Thursday, April 18, 2024

18 April 2024

 

The central project is done. Double done, like double dutch, difficult. Consider the word “liquidate.” To make a solid flow is to throw it out. To wear a sandwich board advertising your own demise or that of the business paying you. It’s a brief gig. You're the meat in a sandwich board; advertising's the bread. They’re out of lettuce and tomato, so all you get is watery delirium.


The central project returns to concept, having run its course of material. What I threw out my back on is now vision’s after-taste. Looking back, I saw the Sodus sign not as a welcoming, but as a marker of what was being gone. You can take a bus out of state, the legislator said, to get your abortion, or you can stand in front of a mirror, with yourself for company, while you take a pill. To be a woman is to be an illegal.

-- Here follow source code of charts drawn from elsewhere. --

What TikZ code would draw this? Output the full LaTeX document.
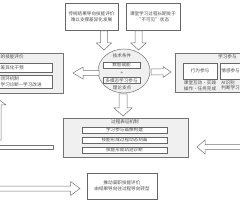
\documentclass[tikz,border=0pt]{standalone}
\usepackage{fontspec}
\setmainfont{Noto Sans CJK SC}
\usetikzlibrary{shapes.geometric}
\newcommand\VArrow[6]{\draw[hol] ({#1-#4},#2) -- ({#1-#4},{#3-(#6)*sign((#3)-(#2))}) -- ({#1-#5},{#3-(#6)*sign((#3)-(#2))}) -- (#1,#3) -- ({#1+#5},{#3-(#6)*sign((#3)-(#2))}) -- ({#1+#4},{#3-(#6)*sign((#3)-(#2))}) -- ({#1+#4},#2) -- cycle;}
\newcommand\HArrow[6]{\draw[hol] (#2,{#1-#4}) -- ({#3-(#6)*sign((#3)-(#2))},{#1-#4}) -- ({#3-(#6)*sign((#3)-(#2))},{#1-#5}) -- (#3,#1) -- ({#3-(#6)*sign((#3)-(#2))},{#1+#5}) -- ({#3-(#6)*sign((#3)-(#2))},{#1+#4}) -- (#2,{#1+#4}) -- cycle;}
\begin{document}
\begin{tikzpicture}[x=1pt,y=-1pt,
  font=\fontsize{4.6}{5.6}\selectfont,
  box/.style={draw=black!60, line width=0.5pt, fill=white, inner sep=0pt, align=center, text=black!70},
  outer/.style={draw=black!55, line width=0.5pt, fill=black!6, inner sep=0pt},
  lbl/.style={inner sep=0pt, text=black!70, align=center},
  hol/.style={draw=black!55, line width=0.5pt, fill=white}]
\useasboundingbox (0,0) rectangle (240,200);
\clip (0,0) rectangle (240,200);

% top boxes
\node[box, minimum width=53pt, minimum height=27pt] (t1) at (91.5,16.5) {传统结果导向技能评价\\难以支撑差异化发展};
\node[box, minimum width=54pt, minimum height=27pt] (t2) at (153,16.5) {课堂学习过程长期处于\\“不可见”状态};

% ellipse
\node[draw=black!55, line width=0.5pt, fill=black!6, ellipse, minimum width=52pt, minimum height=44pt, inner sep=0pt] (el) at (124,71) {};
\node[lbl] (e1) at (122,56) {技术条件};
\node[box, minimum width=37pt, minimum height=6pt] (e2) at (121.5,65) {数智赋能};
\node[lbl] (e3) at (122,73) {+};
\node[box, minimum width=37pt, minimum height=6pt] (e4) at (121.5,80.5) {多模态学习参与};
\node[lbl] (e5) at (122,88) {理论支点};

% left box (cut off)
\node[outer, minimum width=83pt, minimum height=40pt] (lb) at (21.5,73) {};
\node[lbl, anchor=west] (lt) at (0.5,57) {的技能评价};
\node[box, minimum width=67pt, minimum height=9pt] (l1) at (18.5,67.5) {};
\node[lbl, anchor=west] (l1t) at (0.5,67.5) {差异化干预};
\node[box, minimum width=67pt, minimum height=13pt] (l2) at (18.5,81.5) {};
\node[lbl, anchor=west] (l2a) at (0.5,78.8) {闭环机制};
\node[lbl, anchor=west] (l2b) at (0.5,84.5) {学习诊断—学习改进};

% right box (cut off)
\node[outer, minimum width=95pt, minimum height=39pt] (rb) at (222.5,72.5) {};
\node[lbl, anchor=west] (rt) at (218,57) {学习参与};
\node[box, minimum width=34pt, minimum height=16pt] (r1) at (200,71) {行为参与};
\node[box, minimum width=34pt, minimum height=16pt] (r2) at (237,71) {};
\node[lbl, anchor=west] (r2l) at (221.2,71) {情感参与};
\node[lbl] (r1t) at (200,85.5) {课堂互动·实践\\操作·任务完成};
\node[lbl, anchor=west, align=left] (r2t) at (221.2,85.5) {AI识别\\判断学习};

% middle box
\node[outer, minimum width=125pt, minimum height=39pt] (mb) at (125.5,137.5) {};
\node[lbl] (mt) at (125,122) {过程表征机制};
\node[box, minimum width=85pt, minimum height=6pt] (m1) at (124.5,130) {学习参与画像构建};
\node[box, minimum width=85pt, minimum height=6pt] (m2) at (124.5,140) {技能形成过程动态刻画};
\node[box, minimum width=85pt, minimum height=6pt] (m3) at (124.5,150) {技能形成轨迹诊断};

% bottom box
\node[box, minimum width=70pt, minimum height=26pt] (bb) at (122,186) {推动高职技能评价\\由结果导向往过程导向转型};

% hollow arrows
\VArrow{104}{31}{50}{3.5}{7.5}{7}
\VArrow{138.5}{31}{50}{3.5}{7.5}{7}
\HArrow{72}{151}{171}{3}{5.5}{8}
\HArrow{73}{99}{73}{2.5}{6}{10}
\VArrow{123}{94}{116}{4}{9}{8}
\HArrow{147}{250}{197}{2.5}{7}{8}
\HArrow{188.5}{-10}{80}{2.5}{7}{9.5}
\draw[hol] (-10,145.5) rectangle (53,149.5);
\VArrow{-3}{140}{98}{4}{9}{7}
\end{tikzpicture}
\end{document}
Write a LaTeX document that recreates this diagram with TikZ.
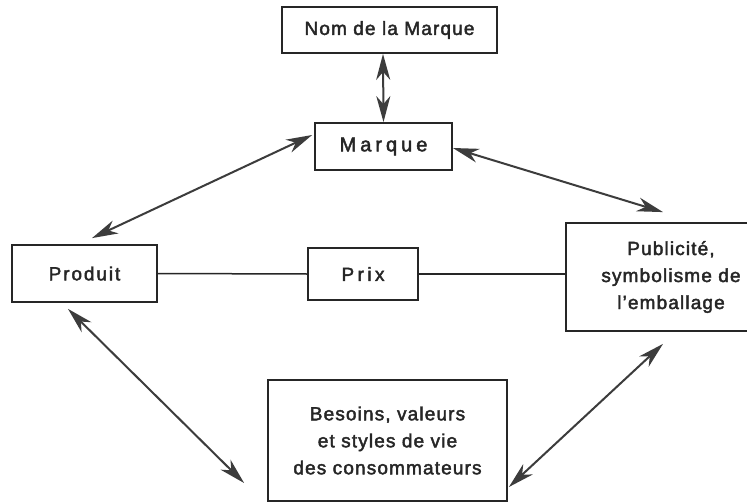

To grieve the material stands in for a less solid state of mourning. What's fleeting dances off-screen, performs a jig of farewell, invites post-mourning excess. She eases the trauma of others, but its contagion reaches its octopus hands back for her. You have to create firm boundaries, a friend says, but where boundary itself was what was broken, the portal’s a jagged hole in a chain link fence. Aunty Portal’s responsible for your safe passage in both directions, but she can’t choose for you. She leans on her pink bike with tassels on the handlebars, holding out her oil-smudged arms, midwife.

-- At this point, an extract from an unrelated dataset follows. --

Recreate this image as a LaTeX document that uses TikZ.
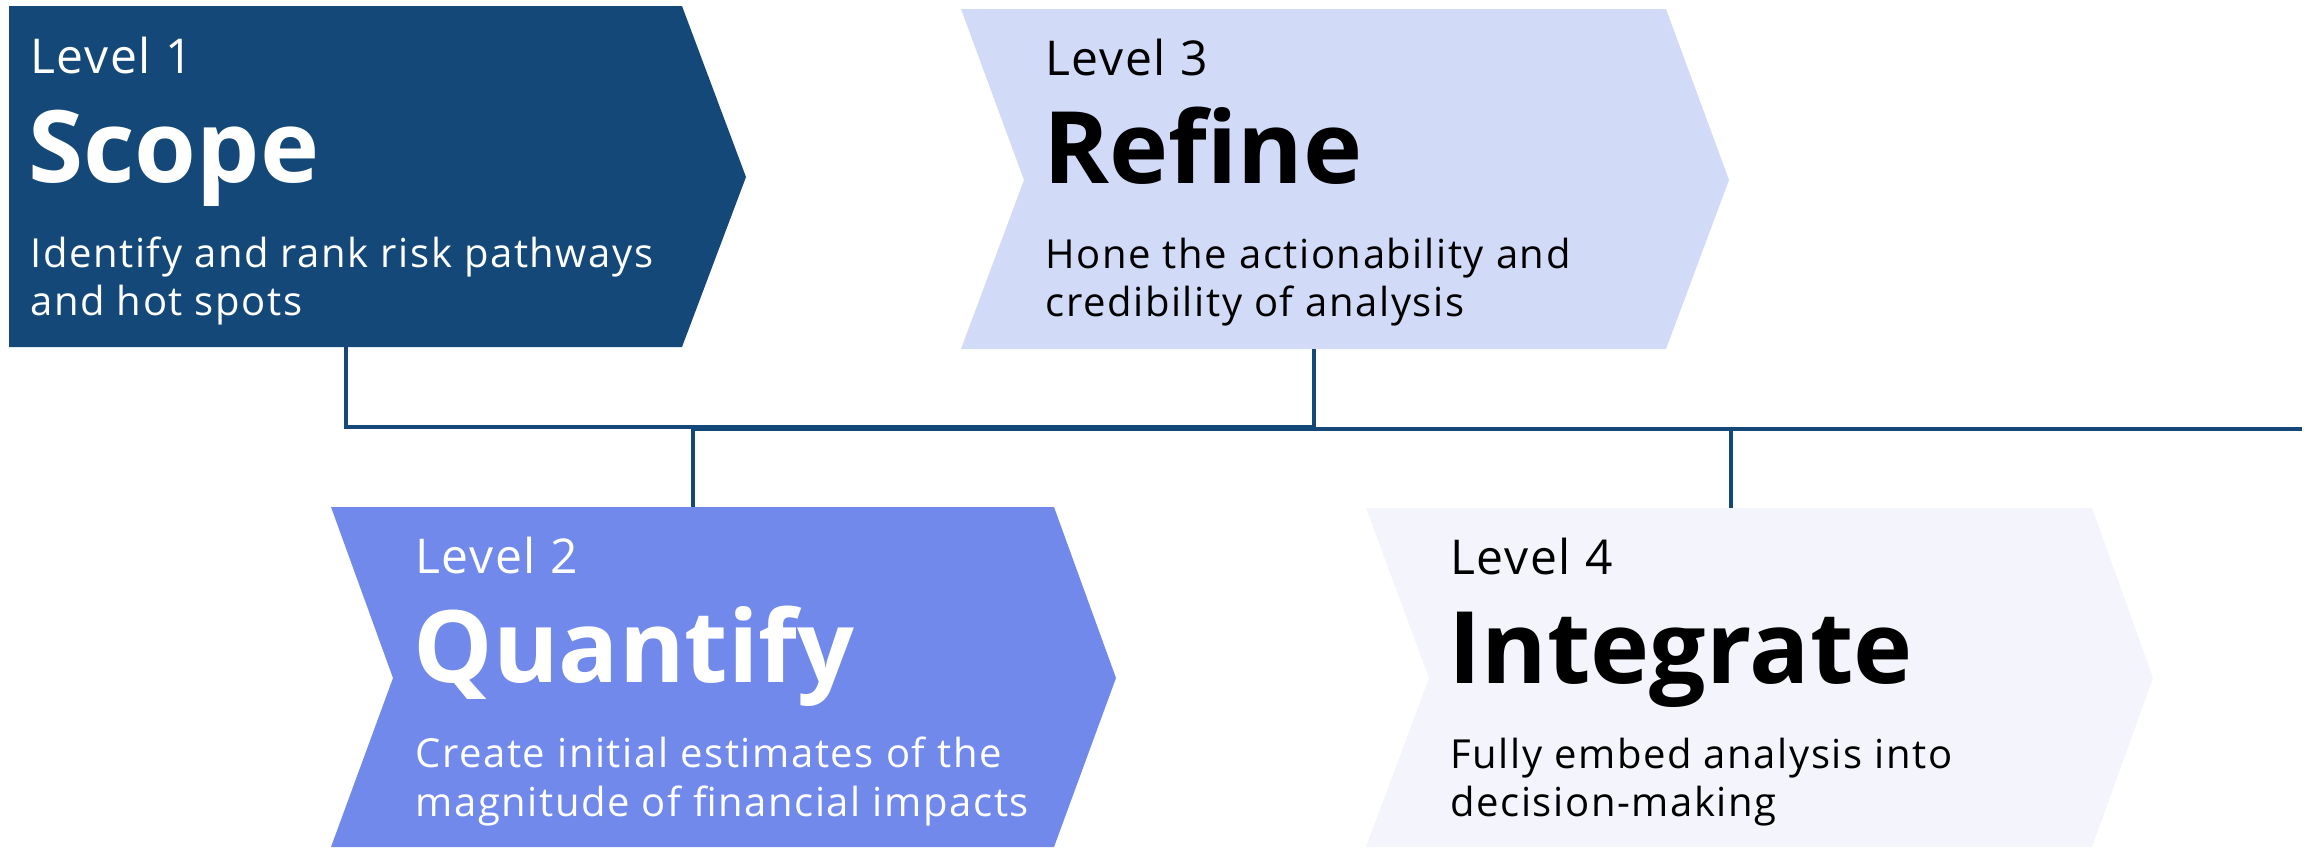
\documentclass[tikz,border=0pt]{standalone}
\usepackage{fontspec}
\setmainfont{Open Sans}

\definecolor{deepblue}{HTML}{134878}
\definecolor{paleblue}{HTML}{D1DAF7}
\definecolor{midblue}{HTML}{7289EC}
\definecolor{mistblue}{HTML}{F3F4FC}

\tikzset{
    lvltext/.style={anchor=base west, inner sep=0pt, font=\fontsize{24}{28}\selectfont\addfontfeature{LetterSpace=3.5}},
    ttltext/.style={anchor=base west, inner sep=0pt, font=\fontsize{50}{58}\selectfont\bfseries},
    dsctext/.style={anchor=base west, inner sep=0pt, font=\fontsize{20}{24}\selectfont\addfontfeature{LetterSpace=4}},
    link/.style={draw=deepblue, line width=1.7pt},
}

\begin{document}
\begin{tikzpicture}[x=0.5pt, y=-0.5pt]
    \useasboundingbox (0,0) rectangle (2308,847);

    % chevrons
    \fill[deepblue] (9,6) -- (682,6) -- (746,177) -- (682,347) -- (9,347) -- cycle;
    \fill[paleblue] (961,9) -- (1666,9) -- (1729,180) -- (1666,349) -- (961,349) -- (1024,180) -- cycle;
    \fill[midblue]  (331,507) -- (1054,507) -- (1116,678) -- (1054,847) -- (331,847) -- (393,678) -- cycle;
    \fill[mistblue] (1366,508) -- (2092,508) -- (2153,678) -- (2092,847) -- (1366,847) -- (1429,678) -- cycle;

    % connection points
    \coordinate (scopeb)  at (346,347);
    \coordinate (refineb) at (1314,349);
    \coordinate (quantt)  at (693,507);
    \coordinate (integt)  at (1731,508);
    \coordinate (upper)   at (700,427);
    \coordinate (lower)   at (693,429);
    \coordinate (railend) at (2302,429);

    % Level 1
    \node[lvltext, white] (lvl1) at (30,73) {Level 1};
    \node[ttltext, white] (ttl1) at (28,182) {Scope};
    \node[dsctext, white] (dsc1a) at (30,267) {Identify and rank risk pathways};
    \node[dsctext, white] (dsc1b) at (30,315) {and hot spots};

    % Level 3
    \node[lvltext] (lvl3) at (1045,75) {Level 3};
    \node[ttltext] (ttl3) at (1043,183) {Refine};
    \node[dsctext] (dsc3a) at (1045,268) {Hone the actionability and};
    \node[dsctext] (dsc3b) at (1045,316) {credibility of analysis};

    % Level 2
    \node[lvltext, white] (lvl2) at (415,573) {Level 2};
    \node[ttltext, white] (ttl2) at (413,682) {Quantify};
    \node[dsctext, white] (dsc2a) at (415,767) {Create initial estimates of the};
    \node[dsctext, white] (dsc2b) at (415,816) {magnitude of financial impacts};

    % Level 4
    \node[lvltext] (lvl4) at (1450,574) {Level 4};
    \node[ttltext] (ttl4) at (1448,683) {Integrate};
    \node[dsctext] (dsc4a) at (1450,768) {Fully embed analysis into};
    \node[dsctext] (dsc4b) at (1450,816) {decision-making};

    % connectors
    \draw[link] (scopeb) |- (upper) -| (refineb);
    \draw[link] (quantt) -- (lower) -- (railend);
    \draw[link] (integt) -- (integt |- lower);
\end{tikzpicture}
\end{document}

Forget books; complete the digital transfer. Words no longer disintegrate on paper left in a forest to measure rates of decay, artistry. The loss of pixels feels lighter, almost as if your words blinked back at you, wanting something. Lilith, when I leave, stands on the arm of a couch and turns her brown eyes on me. What does she know of guilt, except how to compose it in another?


Aunty Portal is not responsible for postage, especially between countries. Her wealth comes not in payment but in the promise of another state. On this side of the fence, a beaten dirt path; on the other, a tangle of mangroves, punctuated by tents and pallets. The homeless are not permitted pleasure, though we suspect they find it beneath their tarps. As difficult to imagine as sex between one’s parents. Abandoned by capital, we follow, afraid to make eye contact. I-contact with you makes a contract, or so we fear. Feeling contracts. We sign the dotted line, then crumple the paper up, or hit delete. Those are not the same act, are they?

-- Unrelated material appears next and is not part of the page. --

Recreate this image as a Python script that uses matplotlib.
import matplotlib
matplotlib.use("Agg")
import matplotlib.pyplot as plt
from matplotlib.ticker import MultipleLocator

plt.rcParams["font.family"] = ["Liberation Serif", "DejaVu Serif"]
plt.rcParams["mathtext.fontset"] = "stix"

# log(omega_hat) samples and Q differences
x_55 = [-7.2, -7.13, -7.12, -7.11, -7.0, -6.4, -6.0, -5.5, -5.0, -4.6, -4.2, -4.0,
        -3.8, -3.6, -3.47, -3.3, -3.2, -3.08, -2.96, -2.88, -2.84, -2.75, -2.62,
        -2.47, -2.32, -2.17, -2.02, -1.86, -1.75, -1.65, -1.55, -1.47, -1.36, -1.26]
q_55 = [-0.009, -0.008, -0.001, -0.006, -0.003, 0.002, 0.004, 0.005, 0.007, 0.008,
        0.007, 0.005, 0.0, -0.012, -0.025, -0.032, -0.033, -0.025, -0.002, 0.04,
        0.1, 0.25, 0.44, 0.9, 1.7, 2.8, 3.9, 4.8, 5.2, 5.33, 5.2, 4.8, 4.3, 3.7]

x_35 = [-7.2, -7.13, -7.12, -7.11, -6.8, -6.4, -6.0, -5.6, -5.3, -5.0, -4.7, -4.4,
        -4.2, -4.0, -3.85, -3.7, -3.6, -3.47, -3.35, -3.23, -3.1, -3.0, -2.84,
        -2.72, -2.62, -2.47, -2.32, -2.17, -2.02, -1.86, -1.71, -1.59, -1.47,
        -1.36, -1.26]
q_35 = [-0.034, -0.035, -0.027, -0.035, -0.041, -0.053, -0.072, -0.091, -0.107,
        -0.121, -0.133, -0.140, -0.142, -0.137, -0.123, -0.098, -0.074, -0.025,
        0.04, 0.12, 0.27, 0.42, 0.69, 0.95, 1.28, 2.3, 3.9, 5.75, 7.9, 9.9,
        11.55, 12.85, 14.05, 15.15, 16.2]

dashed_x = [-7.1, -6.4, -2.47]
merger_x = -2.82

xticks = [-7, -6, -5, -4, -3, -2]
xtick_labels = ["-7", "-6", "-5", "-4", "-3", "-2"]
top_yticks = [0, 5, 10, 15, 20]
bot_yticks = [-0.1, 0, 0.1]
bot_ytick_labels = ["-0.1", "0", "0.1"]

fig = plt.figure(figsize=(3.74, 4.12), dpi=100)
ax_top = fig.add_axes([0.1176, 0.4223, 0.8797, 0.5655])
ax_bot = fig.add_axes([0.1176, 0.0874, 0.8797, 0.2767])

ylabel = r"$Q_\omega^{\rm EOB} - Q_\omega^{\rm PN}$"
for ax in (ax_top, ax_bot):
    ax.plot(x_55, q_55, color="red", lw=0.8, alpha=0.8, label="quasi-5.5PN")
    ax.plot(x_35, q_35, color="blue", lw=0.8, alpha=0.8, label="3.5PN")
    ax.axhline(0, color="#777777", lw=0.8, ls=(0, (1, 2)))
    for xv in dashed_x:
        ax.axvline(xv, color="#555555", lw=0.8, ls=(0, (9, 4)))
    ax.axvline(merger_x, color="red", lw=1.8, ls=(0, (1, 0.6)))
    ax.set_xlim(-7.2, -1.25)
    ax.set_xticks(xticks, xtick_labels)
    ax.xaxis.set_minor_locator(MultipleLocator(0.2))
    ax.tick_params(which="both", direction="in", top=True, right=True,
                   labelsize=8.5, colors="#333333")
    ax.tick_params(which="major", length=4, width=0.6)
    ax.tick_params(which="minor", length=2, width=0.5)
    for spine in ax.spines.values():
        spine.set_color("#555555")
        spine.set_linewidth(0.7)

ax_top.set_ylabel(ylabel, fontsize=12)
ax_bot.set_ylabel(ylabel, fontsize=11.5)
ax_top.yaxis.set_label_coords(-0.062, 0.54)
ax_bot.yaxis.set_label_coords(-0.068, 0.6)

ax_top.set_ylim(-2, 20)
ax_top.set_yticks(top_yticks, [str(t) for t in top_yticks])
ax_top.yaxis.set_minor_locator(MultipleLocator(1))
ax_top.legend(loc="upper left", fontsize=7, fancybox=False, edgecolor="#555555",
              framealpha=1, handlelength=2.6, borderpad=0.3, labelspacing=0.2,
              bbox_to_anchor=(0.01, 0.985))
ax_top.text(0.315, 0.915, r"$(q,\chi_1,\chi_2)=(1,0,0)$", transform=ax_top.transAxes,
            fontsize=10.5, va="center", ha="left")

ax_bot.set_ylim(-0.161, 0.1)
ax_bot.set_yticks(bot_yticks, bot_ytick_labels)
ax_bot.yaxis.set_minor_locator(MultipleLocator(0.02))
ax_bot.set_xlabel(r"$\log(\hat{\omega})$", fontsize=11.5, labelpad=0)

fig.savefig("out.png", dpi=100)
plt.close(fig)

The drone operator suffers for what she imagines she’s done. Even when she hears the news of his death, she can only imagine herself as its instigation. She’s cut off from act, from image, from everything but the thought of what she’s done. The pilot who’d survived a bombing run on the ground couldn’t drop his bombs so easily after. A small girl had run into a large pipe for cover. To earn one’s keep as a psychopath for the state means you act as one. Acting precedes becoming. It is not becoming to kill, even if it’s currently in fashion.


Criminals and models walk the runway. The former president spits on every precedent. He’s not on a bus or in a plane. He’s not riding a bicycle or catching an uber. He bears no cross that he doesn't invent at the moment of his self-proclaimed crucifixion. Sabotage the change of state, throw a wrench in metamorphosis. Even the literal cannot be imagined.